-- Begin --

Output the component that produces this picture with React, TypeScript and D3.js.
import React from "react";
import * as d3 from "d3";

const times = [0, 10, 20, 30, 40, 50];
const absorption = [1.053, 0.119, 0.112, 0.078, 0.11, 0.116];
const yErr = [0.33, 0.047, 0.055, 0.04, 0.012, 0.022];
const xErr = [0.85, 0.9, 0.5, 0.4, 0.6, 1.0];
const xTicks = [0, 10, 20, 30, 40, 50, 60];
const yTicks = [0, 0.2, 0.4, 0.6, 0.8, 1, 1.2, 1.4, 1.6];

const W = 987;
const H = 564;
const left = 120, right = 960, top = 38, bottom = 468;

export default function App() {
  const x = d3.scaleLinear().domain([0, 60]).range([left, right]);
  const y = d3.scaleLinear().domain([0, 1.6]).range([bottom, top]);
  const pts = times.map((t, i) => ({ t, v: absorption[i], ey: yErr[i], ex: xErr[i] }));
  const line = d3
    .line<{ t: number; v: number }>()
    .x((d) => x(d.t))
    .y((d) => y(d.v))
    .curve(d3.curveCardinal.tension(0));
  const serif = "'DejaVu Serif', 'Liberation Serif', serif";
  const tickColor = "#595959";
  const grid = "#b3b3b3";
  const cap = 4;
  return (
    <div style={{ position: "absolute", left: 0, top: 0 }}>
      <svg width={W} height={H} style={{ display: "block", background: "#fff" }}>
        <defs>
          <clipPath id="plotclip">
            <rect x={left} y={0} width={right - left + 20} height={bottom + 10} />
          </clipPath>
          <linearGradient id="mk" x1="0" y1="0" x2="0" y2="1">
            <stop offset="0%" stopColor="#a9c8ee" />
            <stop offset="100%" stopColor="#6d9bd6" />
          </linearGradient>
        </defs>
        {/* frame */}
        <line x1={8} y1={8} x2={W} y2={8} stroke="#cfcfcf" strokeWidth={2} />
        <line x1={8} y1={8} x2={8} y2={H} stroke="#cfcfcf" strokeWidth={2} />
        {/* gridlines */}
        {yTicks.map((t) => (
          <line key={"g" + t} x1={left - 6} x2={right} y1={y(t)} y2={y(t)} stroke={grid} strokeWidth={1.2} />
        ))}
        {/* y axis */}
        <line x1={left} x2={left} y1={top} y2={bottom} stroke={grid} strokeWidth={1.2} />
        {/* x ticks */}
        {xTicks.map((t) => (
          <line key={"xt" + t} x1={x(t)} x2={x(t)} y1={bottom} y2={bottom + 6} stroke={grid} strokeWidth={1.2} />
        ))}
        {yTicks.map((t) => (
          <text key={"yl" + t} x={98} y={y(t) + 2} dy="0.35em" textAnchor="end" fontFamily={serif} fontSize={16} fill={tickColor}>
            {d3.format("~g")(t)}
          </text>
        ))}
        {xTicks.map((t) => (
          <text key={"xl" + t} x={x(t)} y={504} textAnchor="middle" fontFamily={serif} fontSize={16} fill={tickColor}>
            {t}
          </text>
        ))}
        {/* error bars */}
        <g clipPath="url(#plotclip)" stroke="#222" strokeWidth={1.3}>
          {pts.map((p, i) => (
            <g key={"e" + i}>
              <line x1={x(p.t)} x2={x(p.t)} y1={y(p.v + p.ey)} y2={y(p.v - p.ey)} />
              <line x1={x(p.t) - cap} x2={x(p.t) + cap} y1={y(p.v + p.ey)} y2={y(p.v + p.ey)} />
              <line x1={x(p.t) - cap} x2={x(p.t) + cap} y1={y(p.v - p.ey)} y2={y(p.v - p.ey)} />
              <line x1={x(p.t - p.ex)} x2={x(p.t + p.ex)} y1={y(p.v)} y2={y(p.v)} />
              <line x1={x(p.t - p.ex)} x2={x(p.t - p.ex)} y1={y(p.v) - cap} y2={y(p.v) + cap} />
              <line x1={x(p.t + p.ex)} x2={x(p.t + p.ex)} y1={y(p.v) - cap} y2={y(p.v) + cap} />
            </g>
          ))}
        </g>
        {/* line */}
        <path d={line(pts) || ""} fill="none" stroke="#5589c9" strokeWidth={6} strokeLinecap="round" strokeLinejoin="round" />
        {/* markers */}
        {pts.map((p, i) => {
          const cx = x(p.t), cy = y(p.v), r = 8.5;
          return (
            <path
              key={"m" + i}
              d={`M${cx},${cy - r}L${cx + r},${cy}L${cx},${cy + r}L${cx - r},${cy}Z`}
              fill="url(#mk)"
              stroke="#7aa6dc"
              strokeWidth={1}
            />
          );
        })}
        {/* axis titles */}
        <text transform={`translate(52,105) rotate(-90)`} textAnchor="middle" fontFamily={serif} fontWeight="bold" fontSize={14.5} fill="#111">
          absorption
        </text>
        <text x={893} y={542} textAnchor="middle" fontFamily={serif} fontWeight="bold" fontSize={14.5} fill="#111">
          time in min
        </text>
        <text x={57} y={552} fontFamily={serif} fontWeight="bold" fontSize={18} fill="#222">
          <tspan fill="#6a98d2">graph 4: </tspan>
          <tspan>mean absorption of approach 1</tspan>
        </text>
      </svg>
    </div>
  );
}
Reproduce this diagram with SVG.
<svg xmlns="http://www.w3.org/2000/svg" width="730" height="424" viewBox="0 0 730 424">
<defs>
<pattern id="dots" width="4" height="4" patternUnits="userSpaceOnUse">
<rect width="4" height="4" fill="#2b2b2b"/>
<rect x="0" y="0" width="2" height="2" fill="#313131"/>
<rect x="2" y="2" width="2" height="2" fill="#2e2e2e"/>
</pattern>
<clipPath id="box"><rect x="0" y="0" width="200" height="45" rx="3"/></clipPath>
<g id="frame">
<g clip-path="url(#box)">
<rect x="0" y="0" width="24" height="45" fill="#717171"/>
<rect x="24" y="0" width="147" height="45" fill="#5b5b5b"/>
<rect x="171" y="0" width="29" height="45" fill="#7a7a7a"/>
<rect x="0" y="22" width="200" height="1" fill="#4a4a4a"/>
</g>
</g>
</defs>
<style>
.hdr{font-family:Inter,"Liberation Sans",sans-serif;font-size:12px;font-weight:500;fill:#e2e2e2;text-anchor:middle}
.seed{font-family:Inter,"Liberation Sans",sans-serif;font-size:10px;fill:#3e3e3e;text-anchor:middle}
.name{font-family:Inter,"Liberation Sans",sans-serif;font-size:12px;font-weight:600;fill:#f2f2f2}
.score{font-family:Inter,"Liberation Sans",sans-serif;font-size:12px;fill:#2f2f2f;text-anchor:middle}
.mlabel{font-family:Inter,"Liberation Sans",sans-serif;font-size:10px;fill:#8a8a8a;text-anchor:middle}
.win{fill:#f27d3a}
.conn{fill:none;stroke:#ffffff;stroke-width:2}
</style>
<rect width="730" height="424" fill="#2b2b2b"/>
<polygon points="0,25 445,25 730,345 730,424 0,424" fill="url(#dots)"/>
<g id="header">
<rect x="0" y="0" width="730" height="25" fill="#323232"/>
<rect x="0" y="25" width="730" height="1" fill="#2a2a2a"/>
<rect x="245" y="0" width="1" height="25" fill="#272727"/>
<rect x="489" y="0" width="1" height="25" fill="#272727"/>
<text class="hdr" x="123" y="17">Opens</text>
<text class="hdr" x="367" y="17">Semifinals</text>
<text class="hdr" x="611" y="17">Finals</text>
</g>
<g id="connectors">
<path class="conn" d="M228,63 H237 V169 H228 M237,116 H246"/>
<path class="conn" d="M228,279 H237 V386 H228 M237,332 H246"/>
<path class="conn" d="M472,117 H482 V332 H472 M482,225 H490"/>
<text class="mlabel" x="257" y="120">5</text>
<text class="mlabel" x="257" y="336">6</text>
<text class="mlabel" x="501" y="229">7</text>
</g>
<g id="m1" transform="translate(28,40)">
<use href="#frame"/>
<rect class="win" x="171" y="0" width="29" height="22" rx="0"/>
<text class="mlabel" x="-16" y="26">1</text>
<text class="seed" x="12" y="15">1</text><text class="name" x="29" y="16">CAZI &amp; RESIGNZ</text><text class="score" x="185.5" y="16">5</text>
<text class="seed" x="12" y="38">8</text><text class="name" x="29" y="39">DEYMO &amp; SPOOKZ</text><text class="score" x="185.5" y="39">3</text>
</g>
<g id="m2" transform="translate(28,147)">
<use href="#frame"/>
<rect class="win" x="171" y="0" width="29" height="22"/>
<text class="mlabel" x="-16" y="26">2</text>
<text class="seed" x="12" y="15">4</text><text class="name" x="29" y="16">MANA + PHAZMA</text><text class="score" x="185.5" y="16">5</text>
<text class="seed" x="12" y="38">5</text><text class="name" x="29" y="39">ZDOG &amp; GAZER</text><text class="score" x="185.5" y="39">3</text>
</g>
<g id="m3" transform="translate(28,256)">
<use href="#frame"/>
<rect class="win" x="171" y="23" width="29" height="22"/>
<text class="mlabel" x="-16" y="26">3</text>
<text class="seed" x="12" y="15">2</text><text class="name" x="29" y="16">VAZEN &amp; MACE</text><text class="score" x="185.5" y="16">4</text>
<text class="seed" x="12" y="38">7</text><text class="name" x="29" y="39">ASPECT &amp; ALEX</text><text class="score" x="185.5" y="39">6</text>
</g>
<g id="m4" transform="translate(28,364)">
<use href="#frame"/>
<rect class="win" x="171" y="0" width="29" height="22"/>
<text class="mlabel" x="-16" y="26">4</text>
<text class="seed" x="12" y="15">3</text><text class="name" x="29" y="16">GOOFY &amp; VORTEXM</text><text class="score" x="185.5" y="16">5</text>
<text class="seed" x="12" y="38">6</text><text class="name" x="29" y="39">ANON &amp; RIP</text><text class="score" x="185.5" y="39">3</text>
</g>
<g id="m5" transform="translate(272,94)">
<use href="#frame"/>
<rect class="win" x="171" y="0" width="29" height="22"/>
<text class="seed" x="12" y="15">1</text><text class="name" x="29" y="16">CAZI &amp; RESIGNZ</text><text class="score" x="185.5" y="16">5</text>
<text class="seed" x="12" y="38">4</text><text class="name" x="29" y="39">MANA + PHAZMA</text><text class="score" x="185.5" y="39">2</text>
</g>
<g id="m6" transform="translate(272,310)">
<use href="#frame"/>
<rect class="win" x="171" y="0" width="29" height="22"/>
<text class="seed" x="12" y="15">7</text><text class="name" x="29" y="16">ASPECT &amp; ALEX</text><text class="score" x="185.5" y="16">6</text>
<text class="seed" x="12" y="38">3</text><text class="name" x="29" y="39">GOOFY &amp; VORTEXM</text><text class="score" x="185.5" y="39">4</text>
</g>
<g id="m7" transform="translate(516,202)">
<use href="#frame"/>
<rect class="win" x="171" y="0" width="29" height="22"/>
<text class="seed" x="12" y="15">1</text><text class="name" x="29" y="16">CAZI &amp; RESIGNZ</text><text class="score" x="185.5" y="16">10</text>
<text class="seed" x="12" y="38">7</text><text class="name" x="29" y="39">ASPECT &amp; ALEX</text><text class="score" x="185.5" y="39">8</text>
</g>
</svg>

-- End --

Only the lines from the top of the data through the line that contains "import * as" should be quoted, exactly as they stand.

Output the component that produces this picture with React, TypeScript and D3.js.
import React from "react";
import * as d3 from "d3";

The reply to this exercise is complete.